What Makes a Good SOP?
7 Traits Every Usable SOP Needs

Most SOPs are not wrong. They are unusable.

They were written with good intentions. The steps are technically correct. But they sit in a folder, get referenced once during onboarding, and are quietly ignored from that point forward.

The gap between an SOP that exists and one that actually gets used comes down to a small number of consistent differences. This page defines those differences: the seven traits that separate a good SOP from a document that only looks like a system.

If you are looking for how to write an SOP from scratch, read How to Write an SOP That Actually Gets Used first. If you want to find the right template to build on, start with Best SOP Templates for Small Teams. This page is for understanding what quality looks like before you build or evaluate anything.

The 7 Traits That Make an SOP Worth Following

1. A Specific Trigger

The most overlooked component of any SOP is the one that tells people when to use it.

Vague triggers like "use when needed" or "refer to as required" mean the SOP depends on someone remembering it exists. That is not a system. It is a suggestion.

A good SOP has a specific activation point: a time ("every Friday by 5pm"), an event ("when a new client signs a contract"), or a condition ("when a complaint is received"). When the trigger occurs, the SOP runs. Without a trigger, even a perfectly written SOP gets skipped.

This is one of the primary reasons SOP libraries fail. The documents exist. The trigger does not.

2. One Named Owner

Every SOP needs one person responsible for it. Not a team. Not a role. One person, named in the document.

That person has two responsibilities: ensuring the SOP is followed correctly, and updating it when the process changes. Without a named owner, no one feels accountable for keeping it accurate. It drifts. It goes stale. Eventually people stop trusting it because it no longer reflects how the work is actually done.

Shared ownership is no ownership. If two people are listed as responsible for an SOP, the realistic outcome is that neither of them considers it their job to maintain it.

3. A Defined Output

A good SOP tells people not just what to do but what done looks like.

Without a defined output, two people can follow the same SOP and produce two different results. Each step might be completed correctly, but the interpretation of "complete" varies.

The output should be stated clearly: what has been produced, sent, updated, or confirmed when the SOP is finished. It makes quality consistent and gives reviewers a clear standard to check against.

4. The Minimum Steps Needed

More steps do not mean more clarity. They mean more friction.

A good SOP contains the minimum number of actions required to produce the defined output consistently. Every step that can be removed without affecting the result should be removed. Every step that cannot be described in a single action should be split into two separate steps.

This is harder to write than it sounds. The instinct when documenting a process is to over-explain. Context, background, caveats. Most of that belongs outside the steps, not inside them.

Test each step with one question: if this step were removed, would the output be affected? If the answer is no, cut it.

5. Action-Oriented Language

Every step in an SOP should start with a verb. Not "the client file should be updated" but "update the client file with the new details before saving."

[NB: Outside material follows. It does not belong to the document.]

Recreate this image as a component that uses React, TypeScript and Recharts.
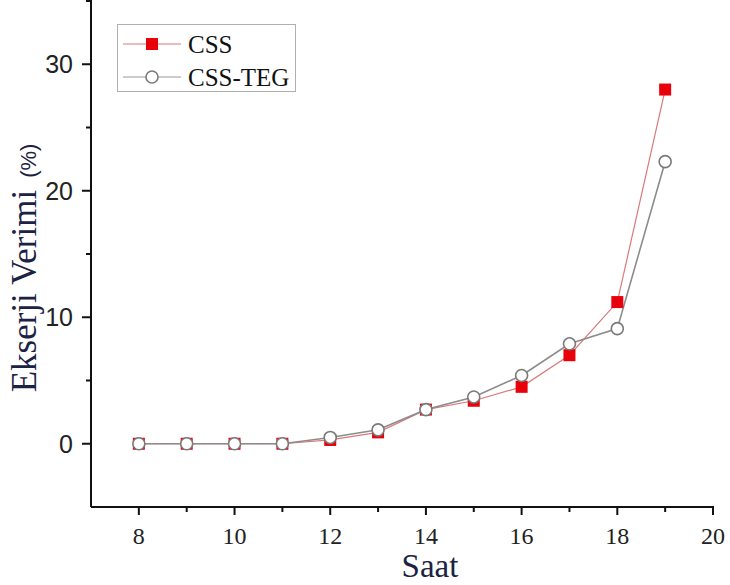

The difference matters. Passive language creates ambiguity about who does what and when. Direct, active language removes that ambiguity.

Compare these:

Passive: "Consider updating the tracker if there are any changes."

Active: "Update the project tracker with the status change before closing the task."

The first invites discretion. The second leaves no room for it. Good SOPs reduce interpretation.

6. Exceptions and Escalation

Real work does not follow ideal conditions. A good SOP anticipates the two or three most common ways things go wrong and tells people what to do in those situations.

This is the exceptions section. It does not need to cover every scenario. It needs to cover the ones that happen regularly, because those are the moments where people either follow a clear instruction or default to guessing.

An escalation path is equally important: who to contact if something falls outside the scope of the SOP, and how urgently. Without it, unusual situations create delays while people work out who to ask.

The exceptions section is often the most valuable part of an SOP in practice because it is the only part that handles the reality of the work rather than the ideal version of it.

7. A Review Rhythm

An SOP is not finished when it is written. It is finished when it has been tested, used, and confirmed to still reflect how the work is actually done.

Processes change. Tools get updated. Team members change. An SOP written six months ago may now describe a workflow nobody uses. Without a defined review cycle, even an excellent SOP becomes misleading over time.

Build two things into every SOP: a last-updated date and a next-review date. Assign the review to the named owner. Make the review a scheduled task, not a good intention.

An SOP that is regularly reviewed becomes more accurate and more trusted over time. One that is never reviewed becomes a liability.


The SOP Quality Checklist

Use this to evaluate the seven traits before an SOP goes live. The final row is the validation test.    

What to Check What Good Looks Like
Trigger A specific time, event, or condition, not "when needed"
Owner One named person responsible for running and updating it
Output A clear statement of what done looks like
Steps Minimum needed, each starting with a verb
Language Direct and active, no passive voice or vague instructions
Exceptions Two to three common edge cases with clear instructions
Review date Scheduled and assigned to the named owner
Usability test Someone unfamiliar can follow it correctly without asking for help

Any SOP that cannot pass this checklist is not ready to be the team standard.

Check your SOPs against these criteria.

The Free Quick SOP Builder is structured around these seven traits. It prompts for trigger, owner, output, steps, and exceptions so nothing gets missed.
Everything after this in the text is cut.